A turbo 4cyl hybrid Toyota is a direct product of the previously mentioned factors. You can continue to delude yourself while arguing that the whole world is being manipulated en masse by a bunch of snowflakes who want to make you drive a weeniemobile and cut off your balls, or you can stop for a minute and ask yourself if maybe there’s something to the fact that a lot of the world is uniting around these evolving policies and technologies and if it’s possible that that’s for good reason (to name only a couple: American energy independence, reduction of carbon emissions so our kids and grandkids and so on can go out like we do and enjoy driving through Moab in April without it being 140 degrees) even if change that isn’t in our control is sometimes (understandably) unsettling or even infuriating.
As has been repeatedly documented earlier in this thread, personal use cars and trucks make up approximately 8% of global manmade CO2. Factoring in the CO2 impact of making the vehicle, an EV has the potential to reduce lifetime CO2 versus an ICE vehicle by 50% depending on the source of recharging. So if every vehicle on earth were immediately replaced with an EV, we would reduce manmade CO2 emissions by approximately 3%, leaving the other 97% of emissions. But a transition to EV will take decades and may never occur elsewhere in the world where electricity generation is limited and the cost of EV is too high. So the 3% reduction in CO2 is a complete pipe dream. The actual reduction in global CO2 we will see from EV’s is a rounding error in human emissions.

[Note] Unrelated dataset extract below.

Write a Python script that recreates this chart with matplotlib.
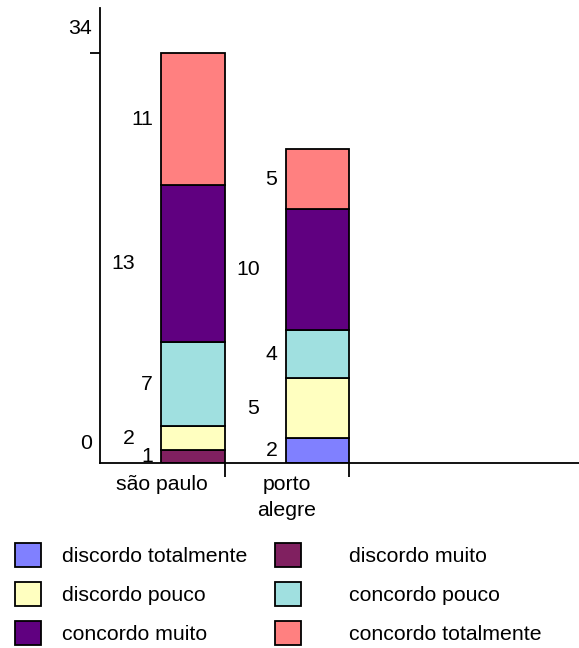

The reason cars and trucks are only 8% of emissions is that they spend most of their life sitting in driveways, and are only used a fraction of the time. Versus heating and AC for buildings, powering steel mills, etc, or busses that run all day. Focusing on electric cars is an absurd place to focus if the intent is emission reduction. But emissions reduction isn’t the intent, it is virtue signaling. Politicians buy votes by pandering to their base about green energy, without EVER projecting what the net reduction in CO2 will be, whether it is cost effective, or whether something else (such as nuclear energy) would be a more effective way to reduce emissions.
China has adopted EV for national security reasons…they have no oil and don’t want to be dependent on imports. But they are recharging their EV’s from coal, which they have a lot of. There is little emission reduction in China from EV’s at all.